§ Exercise instructions:
Return precisely the span of lines from the top of the material below to the line containing "const ls = 0.6;", both included. Pictures are excluded.

§ Listed records:

※

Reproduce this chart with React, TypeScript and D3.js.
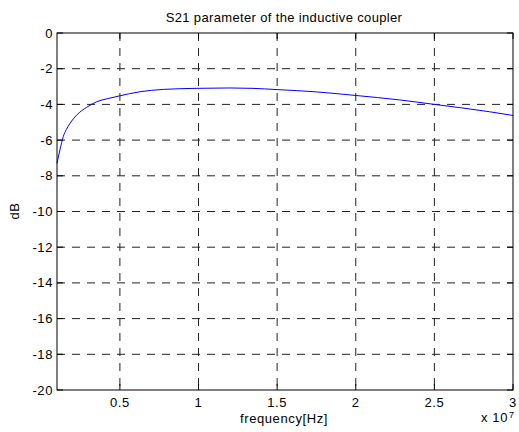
import React from "react";
import * as d3 from "d3";

const freqMHz = [1.0, 1.2, 1.4, 1.6, 1.83, 2.25, 2.89, 3.53, 4.2, 4.94, 6.28, 7.76, 9.9, 12, 13.4, 15, 17.5, 20, 22.8, 25, 28.5, 30];
const s21dB = [-7.3, -6.5, -5.8, -5.4, -5.06, -4.6, -4.16, -3.85, -3.68, -3.53, -3.29, -3.16, -3.1, -3.08, -3.1, -3.17, -3.3, -3.5, -3.75, -4.0, -4.41, -4.62];
const xTicks = [0.5e7, 1e7, 1.5e7, 2e7, 2.5e7, 3e7];
const xTickLabels = ["0.5", "1", "1.5", "2", "2.5", "3"];
const yTicks = [0, -2, -4, -6, -8, -10, -12, -14, -16, -18, -20];

const W = 519, H = 432;
const L = 57, R = 513, T = 33, B = 390;
const font = "'Liberation Sans', Arial, Helvetica, sans-serif";
const ls = 0.6;

export default function App() {
  const x = d3.scaleLinear().domain([1e6, 3e7]).range([L, R]);
  const y = d3.scaleLinear().domain([-20, 0]).range([B, T]);
  const pts = freqMHz.map((f, i) => [f * 1e6, s21dB[i]] as [number, number]);
  const line = d3.line<[number, number]>().x(d => x(d[0])).y(d => y(d[1])).curve(d3.curveMonotoneX);
  return (
    <svg width={W} height={H} style={{ position: "absolute", left: 0, top: 0, background: "#fff" }} fontFamily={font}>
      <rect x={0} y={0} width={W} height={H} fill="#fff" />
      {/* grid */}
      {xTicks.slice(0, -1).map(t => (
        <line key={"gx" + t} x1={x(t)} x2={x(t)} y1={T} y2={B} stroke="#222" strokeWidth={1} strokeDasharray="8,7" />
      ))}
      {yTicks.slice(1, -1).map(t => (
        <line key={"gy" + t} x1={L} x2={R} y1={y(t)} y2={y(t)} stroke="#222" strokeWidth={1} strokeDasharray="8,7" />
      ))}
      {/* ticks */}
      {xTicks.map(t => (
        <g key={"tx" + t}>
          <line x1={x(t)} x2={x(t)} y1={B} y2={B - 6} stroke="#000" />
          <line x1={x(t)} x2={x(t)} y1={T} y2={T + 6} stroke="#000" />
        </g>
      ))}
      {yTicks.map(t => (
        <g key={"ty" + t}>
          <line x1={L} x2={L + 6} y1={y(t)} y2={y(t)} stroke="#000" />
          <line x1={R} x2={R - 6} y1={y(t)} y2={y(t)} stroke="#000" />
        </g>
      ))}
      {/* curve */}
      <path d={line(pts) || ""} fill="none" stroke="#0000ff" strokeWidth={1} />
      {/* box */}
      <rect x={L} y={T} width={R - L} height={B - T} fill="none" stroke="#000" strokeWidth={1} />
      {/* labels */}
      {yTicks.map(t => (
        <text key={"ly" + t} x={L - 4} y={y(t) + 4.5} fontSize={13} letterSpacing={ls} textAnchor="end" fill="#000">{t}</text>
      ))}
      {xTicks.map((t, i) => (
        <text key={"lx" + t} x={x(t)} y={407} fontSize={13} letterSpacing={ls} textAnchor="middle" fill="#000">{xTickLabels[i]}</text>
      ))}
      <text x={481} y={422} fontSize={13} letterSpacing={ls} fill="#000">x 10</text>
      <text x={509} y={418} fontSize={9} fill="#000">7</text>
      <text x={284} y={423} fontSize={13} letterSpacing={ls} textAnchor="middle" fill="#000">frequency[Hz]</text>
      <text x={284} y={22} fontSize={13} letterSpacing={0.35} textAnchor="middle" fill="#000">S21 parameter of the inductive coupler</text>
      <text transform="translate(19,211) rotate(-90)" fontSize={13} letterSpacing={ls} textAnchor="middle" fill="#000">dB</text>
    </svg>
  );
}
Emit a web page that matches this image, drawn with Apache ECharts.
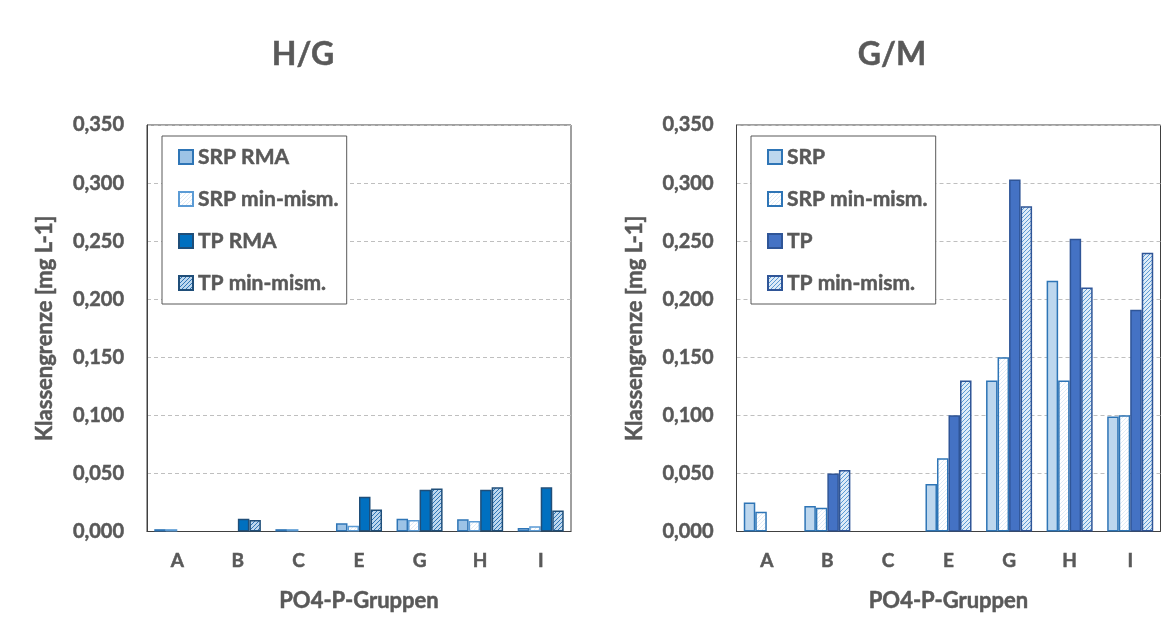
<!DOCTYPE html>
<html>
<head>
<meta charset="utf-8">
<script src="https://cdn.jsdelivr.net/npm/echarts@6/dist/echarts.min.js"></script>
<style>
html,body{margin:0;padding:0;background:#fff;}
#c{width:1173px;height:641px;}
</style>
</head>
<body>
<div id="c"></div>
<script>
// ---- data ----
const categories = ['A', 'B', 'C', 'E', 'G', 'H', 'I'];
const yTicks = [0, 0.05, 0.10, 0.15, 0.20, 0.25, 0.30, 0.35];

// H/G (left)
const leftNames = ['SRP RMA', 'SRP min-mism.', 'TP RMA', 'TP min-mism.'];
const hgSrpRma  = [0.002, null, 0.002, 0.007, 0.011, 0.0105, 0.003];
const hgSrpMin  = [0.002, null, 0.002, 0.005, 0.010, 0.009, 0.0045];
const hgTpRma   = [null, 0.011, null, 0.030, 0.036, 0.036, 0.038];
const hgTpMin   = [null, 0.010, null, 0.019, 0.037, 0.038, 0.018];

// G/M (right)
const rightNames = ['SRP', 'SRP min-mism.', 'TP', 'TP min-mism.'];
const gmSrp     = [0.025, 0.022, null, 0.041, 0.130, 0.216, 0.099];
const gmSrpMin  = [0.017, 0.0205, null, 0.063, 0.150, 0.130, 0.100];
const gmTp      = [null, 0.050, null, 0.100, 0.303, 0.252, 0.191];
const gmTpMin   = [null, 0.053, null, 0.130, 0.280, 0.210, 0.240];

// ---- patterns ----
function hatch(bg, line, size, lw) {
  const c = document.createElement('canvas');
  c.width = size; c.height = size;
  const g = c.getContext('2d');
  g.fillStyle = bg; g.fillRect(0, 0, size, size);
  g.strokeStyle = line; g.lineWidth = lw;
  g.beginPath();
  g.moveTo(-1, size + 1); g.lineTo(size + 1, -1);
  g.moveTo(-1, 1); g.lineTo(1, -1);
  g.moveTo(size - 1, size + 1); g.lineTo(size + 1, size - 1);
  g.stroke();
  return { image: c, repeat: 'repeat' };
}

const FONT = 'Lato';
const TXT = '#595959';
const heavy = { textBorderColor: TXT, textBorderWidth: 0.5 };

const leftStyles = [
  { color: '#9DC3E6', borderColor: '#2E75B6', borderWidth: 1.5 },
  { color: hatch('#FFFFFF', '#DEEBF7', 4, 1), borderColor: '#5B9BD5', borderWidth: 1.5 },
  { color: '#0070C0', borderColor: '#1F4E79', borderWidth: 1.5 },
  { color: hatch('#BDD7EE', '#2E75B6', 4, 1), borderColor: '#1F4E79', borderWidth: 1.5 }
];
const rightStyles = [
  { color: '#BDD7EE', borderColor: '#2E75B6', borderWidth: 1.5 },
  { color: hatch('#FFFFFF', '#DEEBF7', 4, 1), borderColor: '#2E75B6', borderWidth: 1.5 },
  { color: '#4472C4', borderColor: '#2F5597', borderWidth: 1.5 },
  { color: hatch('#DEEBF7', '#5B9BD5', 4, 1), borderColor: '#2F5597', borderWidth: 1.5 }
];

const leftData = [hgSrpRma, hgSrpMin, hgTpRma, hgTpMin];
const rightData = [gmSrp, gmSrpMin, gmTp, gmTpMin];
const SUFFIX = '\u2009';

function fmt(v) { return v.toFixed(3).replace('.', ','); }

function xAxis(gi) {
  return {
    type: 'category', gridIndex: gi, data: categories,
    axisLine: { show: true, lineStyle: { color: '#404040', width: 1 } },
    axisTick: { show: false },
    axisLabel: Object.assign({ color: TXT, fontFamily: FONT, fontWeight: 'bold', fontSize: 19, margin: 20 }, heavy),
    name: 'PO4-P-Gruppen', nameLocation: 'middle', nameGap: 58,
    nameTextStyle: Object.assign({ color: TXT, fontFamily: FONT, fontWeight: 'bold', fontSize: 22 }, heavy)
  };
}
function yAxis(gi) {
  return {
    type: 'value', gridIndex: gi, min: 0, max: 0.35, interval: 0.05,
    axisLine: { show: true, lineStyle: { color: '#404040', width: 1 } },
    axisTick: { show: false },
    splitLine: { show: true, lineStyle: { color: '#BFBFBF', type: [4, 3], width: 1 } },
    axisLabel: Object.assign({ color: TXT, fontFamily: FONT, fontWeight: 'bold', fontSize: 20, margin: 23, formatter: fmt }, heavy),
    name: 'Klassengrenze [mg L-1]', nameLocation: 'middle', nameGap: 91,
    nameTextStyle: Object.assign({ color: TXT, fontFamily: FONT, fontWeight: 'bold', fontSize: 22 }, heavy)
  };
}
function legend(names, left, suffix) {
  return {
    orient: 'vertical', left: left, top: 136,
    data: names.map(n => n + suffix),
    formatter: n => n.replace(SUFFIX, ''),
    icon: 'rect', itemWidth: 14, itemHeight: 14, itemGap: 20,
    padding: [10, 8, 10, 16],
    backgroundColor: '#fff',
    borderColor: '#595959', borderWidth: 1, borderRadius: 0,
    selectedMode: false,
    textStyle: Object.assign({ color: TXT, fontFamily: FONT, fontWeight: 'bold', fontSize: 21, lineHeight: 22 }, heavy)
  };
}

const series = [];
leftNames.forEach((n, i) => {
  series.push({
    name: n, type: 'bar', xAxisIndex: 0, yAxisIndex: 0, data: leftData[i],
    itemStyle: leftStyles[i], barGap: '0%', barCategoryGap: '24%', z: 3
  });
});
rightNames.forEach((n, i) => {
  series.push({
    name: n + SUFFIX, type: 'bar', xAxisIndex: 1, yAxisIndex: 1, data: rightData[i],
    itemStyle: rightStyles[i], barGap: '0%', barCategoryGap: '24%', z: 3
  });
});

const chart = echarts.init(document.getElementById('c'), null, { renderer: 'canvas' });
chart.setOption({
  animation: false,
  backgroundColor: '#fff',
  title: [
    { text: 'H/G', left: 298, top: 34, textAlign: 'center',
      textStyle: Object.assign({ color: TXT, fontFamily: FONT, fontWeight: 'bold', fontSize: 32 }, heavy) },
    { text: 'G/M', left: 887, top: 34, textAlign: 'center',
      textStyle: Object.assign({ color: TXT, fontFamily: FONT, fontWeight: 'bold', fontSize: 32 }, heavy) }
  ],
  grid: [
    { left: 147, right: 602, top: 125, bottom: 109.5, show: true, borderColor: '#404040', borderWidth: 1, containLabel: false },
    { left: 736.5, right: 12.5, top: 125, bottom: 109.5, show: true, borderColor: '#404040', borderWidth: 1, containLabel: false }
  ],
  legend: [legend(leftNames, 162, ''), legend(rightNames, 751, SUFFIX)],
  xAxis: [xAxis(0), xAxis(1)],
  yAxis: [yAxis(0), yAxis(1)],
  series: series
});
</script>
</body>
</html>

※

§ Written solution:
Reproduce this chart with React, TypeScript and D3.js.
import React from "react";
import * as d3 from "d3";

const freqMHz = [1.0, 1.2, 1.4, 1.6, 1.83, 2.25, 2.89, 3.53, 4.2, 4.94, 6.28, 7.76, 9.9, 12, 13.4, 15, 17.5, 20, 22.8, 25, 28.5, 30];
const s21dB = [-7.3, -6.5, -5.8, -5.4, -5.06, -4.6, -4.16, -3.85, -3.68, -3.53, -3.29, -3.16, -3.1, -3.08, -3.1, -3.17, -3.3, -3.5, -3.75, -4.0, -4.41, -4.62];
const xTicks = [0.5e7, 1e7, 1.5e7, 2e7, 2.5e7, 3e7];
const xTickLabels = ["0.5", "1", "1.5", "2", "2.5", "3"];
const yTicks = [0, -2, -4, -6, -8, -10, -12, -14, -16, -18, -20];

const W = 519, H = 432;
const L = 57, R = 513, T = 33, B = 390;
const font = "'Liberation Sans', Arial, Helvetica, sans-serif";
const ls = 0.6;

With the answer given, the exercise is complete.